- WHAT THE TASK REQUIRES -
Reproduce exactly the lines from the one containing "Recreate this image" through the one containing "plt.rcParams['font.family'] = ['Lato', 'DejaVu", both included, and nothing else.

- EXERCISE MATERIAL -
start

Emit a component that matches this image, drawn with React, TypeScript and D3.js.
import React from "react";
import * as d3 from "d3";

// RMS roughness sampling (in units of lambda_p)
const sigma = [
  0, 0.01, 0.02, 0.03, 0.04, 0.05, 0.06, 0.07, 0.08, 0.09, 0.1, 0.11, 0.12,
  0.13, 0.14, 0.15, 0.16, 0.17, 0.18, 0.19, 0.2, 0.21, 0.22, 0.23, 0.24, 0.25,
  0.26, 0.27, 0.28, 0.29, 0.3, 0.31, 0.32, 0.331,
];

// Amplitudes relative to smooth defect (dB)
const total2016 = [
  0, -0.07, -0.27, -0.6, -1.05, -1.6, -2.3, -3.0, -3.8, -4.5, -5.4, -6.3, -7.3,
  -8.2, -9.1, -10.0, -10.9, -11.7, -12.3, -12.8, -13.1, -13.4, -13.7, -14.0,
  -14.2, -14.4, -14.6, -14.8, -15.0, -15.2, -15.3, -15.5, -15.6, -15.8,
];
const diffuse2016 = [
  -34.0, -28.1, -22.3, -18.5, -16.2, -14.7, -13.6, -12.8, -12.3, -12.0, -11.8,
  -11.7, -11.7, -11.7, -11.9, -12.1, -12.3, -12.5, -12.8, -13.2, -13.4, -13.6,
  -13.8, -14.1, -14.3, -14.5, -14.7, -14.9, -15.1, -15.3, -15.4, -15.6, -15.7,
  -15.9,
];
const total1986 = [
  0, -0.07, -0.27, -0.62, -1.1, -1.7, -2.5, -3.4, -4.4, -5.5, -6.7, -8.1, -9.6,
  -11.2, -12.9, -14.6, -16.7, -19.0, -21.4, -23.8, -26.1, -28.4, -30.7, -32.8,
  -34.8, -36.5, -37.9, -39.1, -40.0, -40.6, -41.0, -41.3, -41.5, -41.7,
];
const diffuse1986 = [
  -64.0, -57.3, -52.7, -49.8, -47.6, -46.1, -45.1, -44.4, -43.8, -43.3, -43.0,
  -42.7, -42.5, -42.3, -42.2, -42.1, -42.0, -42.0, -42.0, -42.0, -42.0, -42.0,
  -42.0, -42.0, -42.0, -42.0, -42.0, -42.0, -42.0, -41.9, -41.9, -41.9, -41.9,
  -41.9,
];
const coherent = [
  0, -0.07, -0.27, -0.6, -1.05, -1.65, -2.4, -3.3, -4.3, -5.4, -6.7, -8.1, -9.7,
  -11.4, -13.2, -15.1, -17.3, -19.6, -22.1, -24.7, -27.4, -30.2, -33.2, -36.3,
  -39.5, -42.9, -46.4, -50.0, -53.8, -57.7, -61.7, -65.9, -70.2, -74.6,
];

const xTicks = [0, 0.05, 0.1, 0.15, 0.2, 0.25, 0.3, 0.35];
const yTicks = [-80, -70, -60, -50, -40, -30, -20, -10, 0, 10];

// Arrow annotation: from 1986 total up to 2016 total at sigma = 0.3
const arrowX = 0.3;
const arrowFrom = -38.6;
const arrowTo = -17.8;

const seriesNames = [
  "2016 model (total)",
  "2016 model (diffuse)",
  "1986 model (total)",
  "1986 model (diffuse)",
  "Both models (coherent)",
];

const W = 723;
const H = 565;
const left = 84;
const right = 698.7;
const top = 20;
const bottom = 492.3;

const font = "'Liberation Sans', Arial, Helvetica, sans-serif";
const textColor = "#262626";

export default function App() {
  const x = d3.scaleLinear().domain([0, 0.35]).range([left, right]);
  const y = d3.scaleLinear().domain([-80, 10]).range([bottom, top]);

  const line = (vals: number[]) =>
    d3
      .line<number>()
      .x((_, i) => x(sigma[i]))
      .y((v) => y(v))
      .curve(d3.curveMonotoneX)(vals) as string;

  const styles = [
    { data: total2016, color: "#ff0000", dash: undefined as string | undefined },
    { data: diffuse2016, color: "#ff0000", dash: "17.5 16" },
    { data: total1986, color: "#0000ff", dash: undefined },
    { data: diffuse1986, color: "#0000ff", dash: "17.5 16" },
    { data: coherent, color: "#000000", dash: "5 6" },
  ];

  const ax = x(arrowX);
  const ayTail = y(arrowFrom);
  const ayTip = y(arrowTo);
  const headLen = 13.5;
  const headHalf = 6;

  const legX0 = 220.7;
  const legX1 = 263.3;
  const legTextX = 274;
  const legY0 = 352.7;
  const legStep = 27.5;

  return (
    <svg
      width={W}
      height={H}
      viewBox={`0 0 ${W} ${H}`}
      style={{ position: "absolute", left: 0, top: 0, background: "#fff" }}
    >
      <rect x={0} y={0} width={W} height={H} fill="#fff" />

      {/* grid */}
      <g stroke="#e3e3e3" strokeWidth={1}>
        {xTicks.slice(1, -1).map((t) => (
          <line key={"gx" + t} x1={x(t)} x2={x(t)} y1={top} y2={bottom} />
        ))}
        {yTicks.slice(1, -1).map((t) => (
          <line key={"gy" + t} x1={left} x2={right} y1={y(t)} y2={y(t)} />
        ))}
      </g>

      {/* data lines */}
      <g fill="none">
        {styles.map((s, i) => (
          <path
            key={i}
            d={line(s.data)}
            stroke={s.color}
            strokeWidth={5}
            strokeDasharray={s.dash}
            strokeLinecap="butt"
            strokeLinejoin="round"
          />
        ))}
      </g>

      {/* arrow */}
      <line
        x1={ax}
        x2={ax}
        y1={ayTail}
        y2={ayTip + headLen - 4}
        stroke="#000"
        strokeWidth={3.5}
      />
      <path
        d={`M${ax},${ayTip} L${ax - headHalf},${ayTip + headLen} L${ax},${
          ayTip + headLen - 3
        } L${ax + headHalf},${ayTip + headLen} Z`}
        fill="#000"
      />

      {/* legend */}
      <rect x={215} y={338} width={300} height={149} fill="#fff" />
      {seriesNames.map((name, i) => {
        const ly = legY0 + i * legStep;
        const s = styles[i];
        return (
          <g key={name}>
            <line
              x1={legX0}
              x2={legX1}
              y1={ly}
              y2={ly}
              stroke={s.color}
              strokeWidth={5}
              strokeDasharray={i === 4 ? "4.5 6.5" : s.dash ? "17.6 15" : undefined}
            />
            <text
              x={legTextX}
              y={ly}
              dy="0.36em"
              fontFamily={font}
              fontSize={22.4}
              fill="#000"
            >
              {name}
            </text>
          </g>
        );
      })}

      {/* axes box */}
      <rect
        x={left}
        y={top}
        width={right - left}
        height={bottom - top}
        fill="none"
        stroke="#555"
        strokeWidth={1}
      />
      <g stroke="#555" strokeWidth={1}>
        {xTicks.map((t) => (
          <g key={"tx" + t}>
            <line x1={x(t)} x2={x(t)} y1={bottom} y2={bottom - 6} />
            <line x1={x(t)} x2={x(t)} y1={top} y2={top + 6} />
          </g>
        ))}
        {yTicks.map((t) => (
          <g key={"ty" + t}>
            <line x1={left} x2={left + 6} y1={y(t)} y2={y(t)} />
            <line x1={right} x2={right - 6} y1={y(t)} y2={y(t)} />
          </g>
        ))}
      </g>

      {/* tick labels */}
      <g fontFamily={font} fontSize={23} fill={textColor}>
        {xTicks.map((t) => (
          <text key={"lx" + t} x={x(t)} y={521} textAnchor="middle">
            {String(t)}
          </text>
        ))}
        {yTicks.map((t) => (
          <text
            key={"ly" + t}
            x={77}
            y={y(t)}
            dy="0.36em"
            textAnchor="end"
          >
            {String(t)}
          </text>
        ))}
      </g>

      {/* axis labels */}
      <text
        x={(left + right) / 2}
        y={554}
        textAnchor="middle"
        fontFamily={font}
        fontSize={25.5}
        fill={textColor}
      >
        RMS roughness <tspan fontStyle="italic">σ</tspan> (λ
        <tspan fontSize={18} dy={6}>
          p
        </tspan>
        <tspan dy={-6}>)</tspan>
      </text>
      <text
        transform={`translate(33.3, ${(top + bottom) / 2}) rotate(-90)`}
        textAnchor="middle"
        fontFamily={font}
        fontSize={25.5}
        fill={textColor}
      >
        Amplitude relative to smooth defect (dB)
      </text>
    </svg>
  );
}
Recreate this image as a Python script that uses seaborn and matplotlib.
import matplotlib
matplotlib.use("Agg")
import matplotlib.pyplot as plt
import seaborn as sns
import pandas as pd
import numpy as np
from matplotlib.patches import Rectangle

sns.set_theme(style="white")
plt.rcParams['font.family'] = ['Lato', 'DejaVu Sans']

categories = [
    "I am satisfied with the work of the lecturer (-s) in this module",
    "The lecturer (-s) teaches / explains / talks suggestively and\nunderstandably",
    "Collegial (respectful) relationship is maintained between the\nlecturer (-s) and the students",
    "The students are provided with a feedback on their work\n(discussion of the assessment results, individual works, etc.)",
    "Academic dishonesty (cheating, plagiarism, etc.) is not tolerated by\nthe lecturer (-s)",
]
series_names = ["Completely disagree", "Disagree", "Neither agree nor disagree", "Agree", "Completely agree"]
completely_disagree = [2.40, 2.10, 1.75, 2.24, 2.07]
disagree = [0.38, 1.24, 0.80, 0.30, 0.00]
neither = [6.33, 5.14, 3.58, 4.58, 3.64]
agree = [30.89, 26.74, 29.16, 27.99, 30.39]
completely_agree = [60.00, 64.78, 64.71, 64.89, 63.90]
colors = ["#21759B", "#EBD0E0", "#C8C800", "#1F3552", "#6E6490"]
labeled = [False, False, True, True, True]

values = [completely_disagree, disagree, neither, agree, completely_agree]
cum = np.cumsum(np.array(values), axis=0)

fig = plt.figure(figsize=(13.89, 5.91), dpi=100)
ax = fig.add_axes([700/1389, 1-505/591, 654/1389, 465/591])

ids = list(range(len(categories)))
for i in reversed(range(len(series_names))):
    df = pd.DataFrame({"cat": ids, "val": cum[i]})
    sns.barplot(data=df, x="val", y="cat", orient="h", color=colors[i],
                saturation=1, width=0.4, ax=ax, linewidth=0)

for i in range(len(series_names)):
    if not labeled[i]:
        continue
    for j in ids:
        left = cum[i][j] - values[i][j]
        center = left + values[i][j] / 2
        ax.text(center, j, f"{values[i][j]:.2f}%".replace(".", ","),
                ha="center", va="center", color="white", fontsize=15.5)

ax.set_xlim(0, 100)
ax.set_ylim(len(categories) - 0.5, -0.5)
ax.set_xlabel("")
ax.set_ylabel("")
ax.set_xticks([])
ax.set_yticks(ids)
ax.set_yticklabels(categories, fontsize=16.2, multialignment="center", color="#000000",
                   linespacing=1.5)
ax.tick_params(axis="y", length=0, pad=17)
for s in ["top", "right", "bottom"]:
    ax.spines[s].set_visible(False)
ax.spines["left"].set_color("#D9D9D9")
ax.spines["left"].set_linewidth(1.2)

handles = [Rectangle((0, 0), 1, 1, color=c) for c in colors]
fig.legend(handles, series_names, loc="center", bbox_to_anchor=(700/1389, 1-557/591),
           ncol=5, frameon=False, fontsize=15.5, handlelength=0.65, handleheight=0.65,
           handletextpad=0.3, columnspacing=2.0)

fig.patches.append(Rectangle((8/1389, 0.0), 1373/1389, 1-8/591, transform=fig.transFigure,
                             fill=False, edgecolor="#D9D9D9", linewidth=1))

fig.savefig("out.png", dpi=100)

end

- WRITTEN SOLUTION -
Recreate this image as a Python script that uses seaborn and matplotlib.
import matplotlib
matplotlib.use("Agg")
import matplotlib.pyplot as plt
import seaborn as sns
import pandas as pd
import numpy as np
from matplotlib.patches import Rectangle

sns.set_theme(style="white")
plt.rcParams['font.family'] = ['Lato', 'DejaVu Sans']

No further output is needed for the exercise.